The two Honolulu-born men came back to the islands as dot-com wizards of a sort. Case was a co-founder of Internet pioneer America Online, and Cole was an executive with AOL from 1994 to 1997 - wheeler-dealers in the information age. Perhaps there was a yearning to own something more substantial than a business based on invisible electrons and the stock gains that allowed Case to buy control of 28,600 acres of Maui and 22,000 acres of Kauai.
Case brought in Cole and Cole brought in high-pressure, quick reacting management to a company used to low-key family ownership. Maui Pineapple Co. was largely the creation of J. Walter Cameron, the son-in-law of Maui Agricultural Co. Manager Harry Alexander Baldwin. Maui Pineapple Co. became Maui Land & Pineapple Co. under Cameron's son, Colin, who created Kapalua.

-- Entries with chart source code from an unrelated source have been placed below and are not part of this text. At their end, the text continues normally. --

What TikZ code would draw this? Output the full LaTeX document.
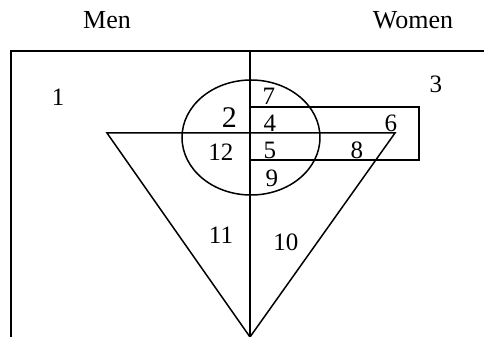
\documentclass[tikz,border=0pt]{standalone}
\usepackage{fontspec}
\setmainfont{Liberation Serif}
\usetikzlibrary{positioning}

\begin{document}
\begin{tikzpicture}[x=0.5pt,y=-0.5pt,
  line/.style={line width=0.75pt},
  num/.style={font=\fontsize{12.5}{14}\selectfont,inner sep=0pt},
  big/.style={font=\fontsize{15}{17}\selectfont,inner sep=0pt},
  head/.style={font=\fontsize{13}{15}\selectfont,inner sep=0pt}]
  \useasboundingbox (0,0) rectangle (484,337);
  % corners of the shapes
  \coordinate (tl) at (11,51);
  \coordinate (bl) at (11,337);
  \coordinate (tr) at (484,51);
  \coordinate (mtop) at (250,51);
  \coordinate (mbot) at (250,337);
  \coordinate (triL) at (107,133);
  \coordinate (triR) at (395,133);
  \coordinate (recA) at (250,107);
  \coordinate (recB) at (419,160);
  % shapes
  \draw[line] (bl) -- (tl) -- (tr);
  \draw[line] (mtop) -- (mbot);
  \draw[line] (251,137.5) ellipse [x radius=69,y radius=57.5];
  \draw[line] (recA) rectangle (recB);
  \draw[line] (triL) -- (triR) -- (mbot) -- cycle;
  % labels
  \node[head] (men) at (107,20) {Men};
  \node[head] (women) at (413,20) {Women};
  \node[num] (r1) at (58,97) {1};
  \node[big] (r2) at (229.5,118) {2};
  \node[num] (r3) at (436,84) {3};
  \node[num] (r4) at (270,123) {4};
  \node[num] (r5) at (270,150) {5};
  \node[num] (r6) at (391,123) {6};
  \node[num] (r7) at (269,96) {7};
  \node[num] (r8) at (357,150) {8};
  \node[num] (r9) at (272,178) {9};
  \node[num] (r10) at (286,242) {10};
  \node[num] (r11) at (221,235) {11};
  \node[num] (r12) at (221,152) {12};
\end{tikzpicture}
\end{document}
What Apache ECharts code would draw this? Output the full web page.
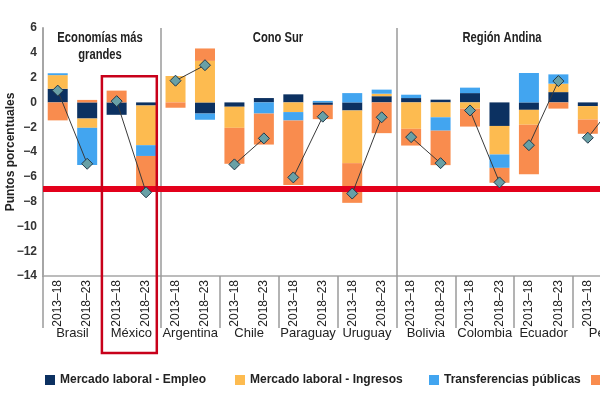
<!DOCTYPE html>
<html>
<head>
<meta charset="utf-8">
<script src="https://cdn.jsdelivr.net/npm/echarts@6/dist/echarts.min.js"></script>
<style>
  html, body { margin: 0; padding: 0; background: #fff; }
  #chart { width: 600px; height: 401px; }
</style>
</head>
<body>
<div id="chart"></div>
<script>
var FONT = "'Liberation Sans', Arial, sans-serif";

// datos
var paises = ['Brasil', 'México', 'Argentina', 'Chile', 'Paraguay', 'Uruguay', 'Bolivia', 'Colombia', 'Ecuador', 'Perú'];
var periodos = ['2013–18', '2018–23'];
var grupos = ['Economías más\ngrandes', 'Cono Sur', 'Región Andina'];
var paisesPorGrupo = [2, 4, 4];

var nombres = ['Mercado laboral - Empleo', 'Mercado laboral - Ingresos', 'Transferencias públicas', 'Otros ingresos'];
var colores = ['#0c3161', '#fdbb50', '#42a5f0', '#f98c4e'];

// un valor por barra: pais x periodo
var empleo         = [1.1, -1.3, -1.0, -0.25, 0, -0.9, -0.35, 0.35, 0.65, -0.2, -0.65, 0.5, 0.35, 0.22, 0.75, -1.9, -0.6, 0.83, -0.3, 0.5];
var ingresos       = [1.1, -0.75, 0, -3.2, 2.13, 3.35, -1.7, 0, -0.78, 0, -4.25, 0.2, -2.13, -1.2, -0.5, -2.3, -1.2, 0.68, -1.08, -0.2];
var transferencias = [0.15, -3.0, 0, -0.87, 0, -0.5, 0, -0.9, -0.68, 0.12, 0.75, 0.33, 0.27, -1.08, 0.44, -1.08, 2.37, 0.75, 0, 0.2];
var otros          = [-1.45, 0.2, 0.95, -2.9, -0.43, 1.0, -2.9, -2.5, -5.2, -1.15, -3.2, -2.48, -1.35, -2.78, -1.45, -1.2, -4.0, -0.5, -1.15, -0.3];
var total          = [0.95, -4.95, 0.1, -7.25, 1.75, 3.0, -5.0, -2.9, -6.05, -1.15, -7.35, -1.2, -2.8, -4.9, -0.65, -6.45, -3.45, 1.72, -2.85, 0.2];

var umbral = -7;

var myChart = echarts.init(document.getElementById('chart'));

var etiquetasPeriodo = [];
paises.forEach(function () { periodos.forEach(function (p) { etiquetasPeriodo.push(p); }); });
var nBarras = etiquetasPeriodo.length;

var valores = [empleo, ingresos, transferencias, otros];
var series = valores.map(function (v, i) {
    return {
        name: nombres[i],
        type: 'bar',
        stack: 'total',
        barWidth: 20,
        itemStyle: { color: colores[i] },
        data: v
    };
});

// lineas de total, una serie para paises pares y otra para impares (asi no se unen entre paises)
[0, 1].forEach(function (par) {
    series.push({
        name: 'Total',
        type: 'line',
        data: total.map(function (v, i) {
            return Math.floor(i / 2) % 2 === par ? v : null;
        }),
        connectNulls: false,
        symbol: 'diamond',
        symbolSize: 11,
        lineStyle: { color: '#3a3a3a', width: 1 },
        itemStyle: { color: '#68a0a6', borderColor: '#22394a', borderWidth: 1 },
        z: 5
    });
});

// separadores de grupo y linea roja
var limites = [];
var acum = 0;
paisesPorGrupo.slice(0, -1).forEach(function (n) { acum += n * periodos.length; limites.push({ xAxis: acum }); });

series.push({
    type: 'scatter',
    xAxisIndex: 2,
    data: [],
    silent: true,
    markLine: {
        silent: true,
        symbol: 'none',
        label: { show: false },
        lineStyle: { color: '#9a9a9a', width: 1.5, type: 'solid' },
        data: limites
    },
    z: 1
});
series.push({
    type: 'scatter',
    xAxisIndex: 2,
    data: [],
    silent: true,
    markLine: {
        silent: true,
        symbol: 'none',
        label: { show: false },
        lineStyle: { color: '#e3001b', width: 6, type: 'solid' },
        data: [{ yAxis: umbral }]
    },
    z: 20
});

var legendLeft = [40, 230, 424, 586];

var option = {
    animation: false,
    textStyle: { fontFamily: FONT },
    // el grafico original esta recortado a la derecha
    grid: { left: 43, top: 28, width: 589, height: 248, outerBoundsMode: 'none', containLabel: false },
    legend: nombres.map(function (n, i) {
        return {
            data: [n],
            left: legendLeft[i],
            top: 369,
            icon: 'rect',
            itemWidth: 10,
            itemHeight: 10,
            selectedMode: false,
            textStyle: { fontFamily: FONT, fontSize: 12, fontWeight: 'bold', color: '#222' }
        };
    }),
    xAxis: [
        {
            type: 'category',
            data: etiquetasPeriodo,
            axisLine: { onZero: false, lineStyle: { color: '#a6a6a6', width: 1.5 } },
            axisTick: { show: false },
            axisLabel: {
                interval: 0, rotate: 90, margin: 4,
                fontFamily: FONT, fontSize: 12, color: '#222'
            }
        },
        {
            type: 'category',
            data: paises,
            position: 'bottom',
            axisLine: { show: false, onZero: false },
            axisTick: { show: true, interval: 0, length: 52, lineStyle: { color: '#9a9a9a', width: 1.5 } },
            axisLabel: { interval: 0, margin: 51, fontFamily: FONT, fontSize: 13, color: '#222' }
        },
        {
            type: 'value',
            min: 0,
            max: nBarras,
            show: false
        }
    ],
    yAxis: {
        type: 'value',
        min: -14,
        max: 6,
        interval: 2,
        name: 'Puntos porcentuales',
        nameLocation: 'middle',
        nameGap: 26,
        nameMoveOverlap: false,
        nameTextStyle: { fontFamily: FONT, fontSize: 12, fontWeight: 'bold', color: '#222' },
        axisLine: { show: true, lineStyle: { color: '#a6a6a6', width: 2 } },
        axisTick: { show: false },
        splitLine: { show: false },
        axisLabel: {
            margin: 6,
            fontFamily: FONT, fontSize: 12, fontWeight: 'bold', color: '#333',
            formatter: function (v) { return String(v).replace('-', '−'); }
        }
    },
    series: series
};

myChart.setOption(option);

// titulos de grupo y recuadro de México
var tituloX = [100, 278, 502];
var graficos = grupos.map(function (g, i) {
    return {
        type: 'text',
        x: tituloX[i],
        y: 30,
        scaleX: 0.8,
        z: 30,
        style: {
            text: g,
            textAlign: 'center',
            textVerticalAlign: 'top',
            font: 'bold 14px ' + FONT,
            lineHeight: 17,
            fill: '#222'
        }
    };
});

var iMex = paises.indexOf('México') * periodos.length;
var x0 = myChart.convertToPixel({ xAxisIndex: 2 }, iMex);
var x1 = myChart.convertToPixel({ xAxisIndex: 2 }, iMex + periodos.length) - 4;
var y0 = myChart.convertToPixel({ yAxisIndex: 0 }, 2.1);
graficos.push({
    type: 'rect',
    z: 30,
    shape: { x: x0, y: y0, width: x1 - x0, height: 353 - y0 },
    style: { fill: 'none', stroke: '#c8001a', lineWidth: 2.5 }
});

myChart.setOption({ graphic: graficos });
</script>
</body>
</html>
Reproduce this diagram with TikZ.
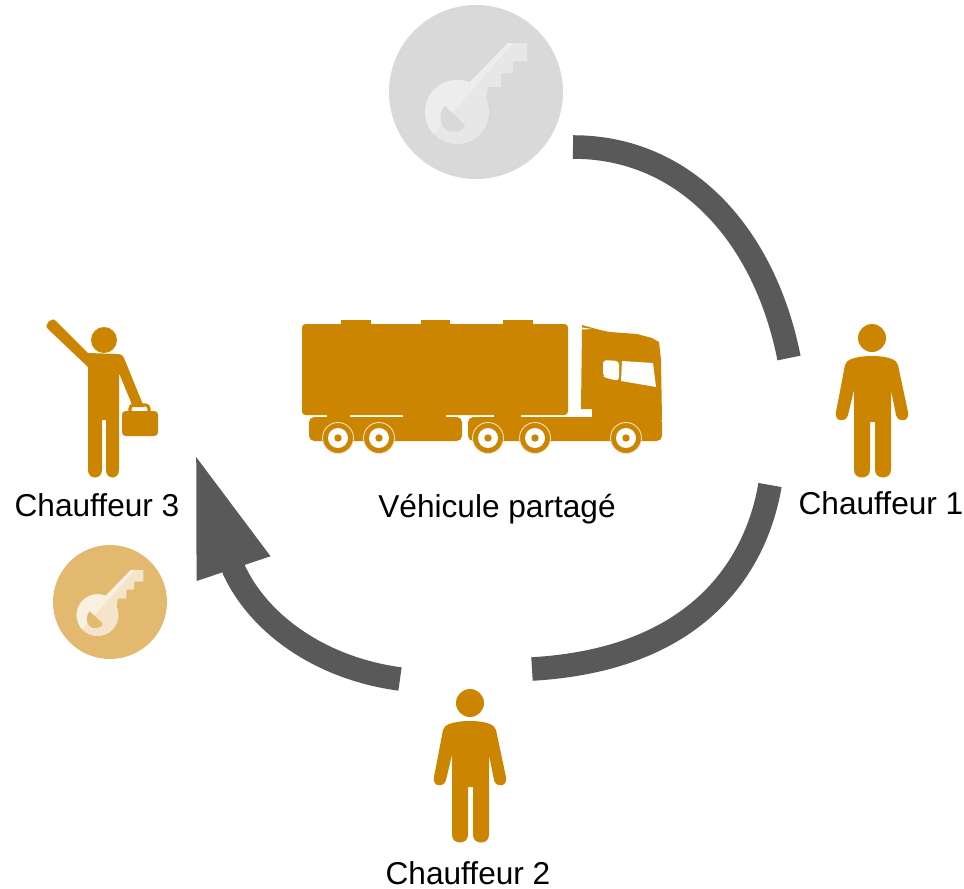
\documentclass[tikz,border=0pt]{standalone}
\usepackage{fontspec}
\setmainfont{Liberation Sans}
\usetikzlibrary{arrows.meta}
\definecolor{truckorange}{HTML}{CC8500}
\definecolor{arcgray}{HTML}{595959}
\definecolor{discgray}{HTML}{D9D9D9}
\definecolor{keygraylight}{HTML}{EDEDED}
\definecolor{keygraydark}{HTML}{E7E7E7}
\definecolor{discorange}{HTML}{E3B96F}
\definecolor{keyorangelight}{HTML}{F8F0E0}
\definecolor{keyorangedark}{HTML}{F4E5CA}
\tikzset{
  label/.style={font=\fontsize{18}{20}\selectfont, inner sep=0pt},
  handover/.style={draw=arcgray, line width=13.4pt},
  pics/personicon/.style={code={
    \fill[truckorange] (0,0) circle (14);
    \fill[truckorange] (0,18) .. controls (8,18) and (15,19) .. (20,21) .. controls (23,22) and (25,24) .. (26,27)
      -- (36,74) .. controls (38,84) and (26,85) .. (24,77) -- (19,52) -- (19,132) .. controls (19,142) and (3,142) .. (3,132)
      -- (3,84) -- (-2,84) -- (-2,132) .. controls (-2,142) and (-18,142) .. (-18,132) -- (-18,52)
      -- (-24,77) .. controls (-26,85) and (-38,84) .. (-36,74) -- (-27,27) .. controls (-26,24) and (-24,22) .. (-21,21)
      .. controls (-15,19) and (-8,18) .. (0,18) -- cycle;
  }},
  pics/wheelicon/.style={code={
    \fill[truckorange, draw=keyorangedark, line width=0.5pt] (0,0) circle (15.5);
    \fill[white] (0,0) circle (10);
    \fill[truckorange] (0,0) circle (3.7);
  }},
  pics/keyicon/.style n args={3}{code={
    \fill[#1] (0,0) circle (87);
    % key in the darker tone
    \fill[#3] (-19,20) circle (32);
    \fill[#3] (-6,-10) -- (32,-49) -- (51,-49) -- (51,-31) -- (37,-31) -- (37,-19) -- (25,-19) -- (25,-5) -- (12,-5) -- (8,20) -- cycle;
    % lighter half of the key
    \begin{scope}
      \clip (-60,62) -- (40,-52) -- (-80,-52) -- (-80,62) -- cycle;
      \fill[#2] (-19,20) circle (32);
      \fill[#2] (-6,-10) -- (32,-49) -- (51,-49) -- (51,-31) -- (37,-31) -- (37,-19) -- (25,-19) -- (25,-5) -- (12,-5) -- (8,20) -- cycle;
    \end{scope}
    % hole
    \fill[#1] (-31,14) -- (-11,33) .. controls (-12,40) and (-25,42) .. (-31,37) .. controls (-37,32) and (-37,20) .. (-31,14) -- cycle;
  }}
}
\begin{document}
\begin{tikzpicture}[x=0.02cm, y=-0.02cm]
    \useasboundingbox (0,0) rectangle (964,889);

    % Key discs
    \pic (keytop) at (476,92) {keyicon={discgray}{keygraylight}{keygraydark}};
    \pic[scale=0.655] (keyleft) at (110,602) {keyicon={discorange}{keyorangelight}{keyorangedark}};

    % Drivers
    \pic (driverone) at (872,338) {personicon};
    \pic (drivertwo) at (470,703) {personicon};
    \node[label] (labelone) at (881,503) {Chauffeur 1};
    \node[label] (labeltwo) at (468,873) {Chauffeur 2};
    \node[label] (labelthree) at (97,505) {Chauffeur 3};
    \node[label] (labeltruck) at (497,509) {Véhicule partagé};

    % Driver with the briefcase
    \fill[truckorange] (104,340) circle (13);
    \fill[truckorange] (88,353) -- (56,321) .. controls (52,316) and (43,325) .. (48,329) -- (88,367)
      -- (88,470) .. controls (88,480) and (102,480) .. (102,470) -- (102,420) -- (106,420) -- (106,470)
      .. controls (106,480) and (119,480) .. (119,470) -- (119,373) -- (133,407) -- (144,407) -- (124,358)
      .. controls (123,355) and (121,354) .. (118,354) -- cycle;
    \draw[truckorange, line width=1.8pt, rounded corners=2pt] (130,412) -- (130,405) -- (149,405) -- (149,412);
    \fill[truckorange, rounded corners=2pt] (122,411) rectangle (158,436);

    % Truck
    \fill[truckorange, rounded corners=2pt] (302,324) rectangle (568,415);
    \fill[truckorange] (341,320) rectangle (371,325);
    \fill[truckorange] (421,320) rectangle (450,325);
    \fill[truckorange] (503,320) rectangle (533,325);
    \fill[truckorange, rounded corners=3pt] (309,417) rectangle (462,441);
    \fill[truckorange, rounded corners=3pt] (468,417) rectangle (662,441);
    \fill[truckorange] (327,414) rectangle (350,418);
    \fill[truckorange] (403,414) rectangle (446,418);
    \fill[truckorange] (494,414) rectangle (521,418);
    \fill[truckorange] (582,325) -- (600,330) -- (610,332) -- (637,334) -- (652,338) -- (659,342) -- (661,360) -- (662,420) -- (592,420) -- (592,409) -- (581,409) -- (582,328) -- cycle;
    \fill[white] (582,327.5) -- (592,329) -- (582,329.5) -- cycle;
    \fill[white] (622,361) -- (653,363) -- (656,387) -- (621,381) -- cycle;
    \fill[white, rounded corners=2pt] (619,361) -- (603,360) -- (603,376) -- (606,378) -- (619,381) -- cycle;
    \pic (wheelone) at (338,438) {wheelicon};
    \pic (wheeltwo) at (379,438) {wheelicon};
    \pic (wheelthree) at (488,438) {wheelicon};
    \pic (wheelfour) at (535,438) {wheelicon};
    \pic (wheelfive) at (626,438) {wheelicon};

    % Hand-over arcs
    \coordinate (arcastart) at (573,147);
    \coordinate (arcaend) at (789,358);
    \coordinate (arcbstart) at (770,485);
    \coordinate (arcbend) at (532,669);
    \coordinate (arccstart) at (400,679);
    \coordinate (arccneck) at (234,570);
    \coordinate (arccend) at (194.5,452);
    \draw[handover] (arcastart) .. controls (687,147) and (765,237) .. (arcaend);
    \draw[handover] (arcbstart) .. controls (758,556) and (707,659) .. (arcbend);
    \draw[handover, -{Triangle[length=70pt, width=40pt]}] (arccstart) .. controls (318,668) and (258,622) .. (arccneck) -- (arccend);
\end{tikzpicture}
\end{document}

In the last five years, Maui Land & Pineapple Co. has sold 4,000 acres, reduced pineapple cultivation from 6,740 acres to about 2,000 acres, closed the cannery, invested millions in overhauling Kapalua and laid off more than 800 workers.
Critics - and there are many from the days when the Cameron family was in charge - say Cole is impulsive, and he admits to making costly mistakes. Everyone can agree the last vestiges of Maui's plantation era, with its feudal faults and what many would call "heart," has disappeared.
Real estate has always been the basis of business in the islands. Once it was a matter of acquiring power through the ownership of land. Today money is made by selling land, exactly what Case and Cole are doing to make up for multi-million-dollar losses in farming and resort operations. The eventual development of the old pine fields will play a major role in the future of Maui, just as the creation of Maui Land & Pineapple Co. did in Maui's past.
As has been said, the only constant is change.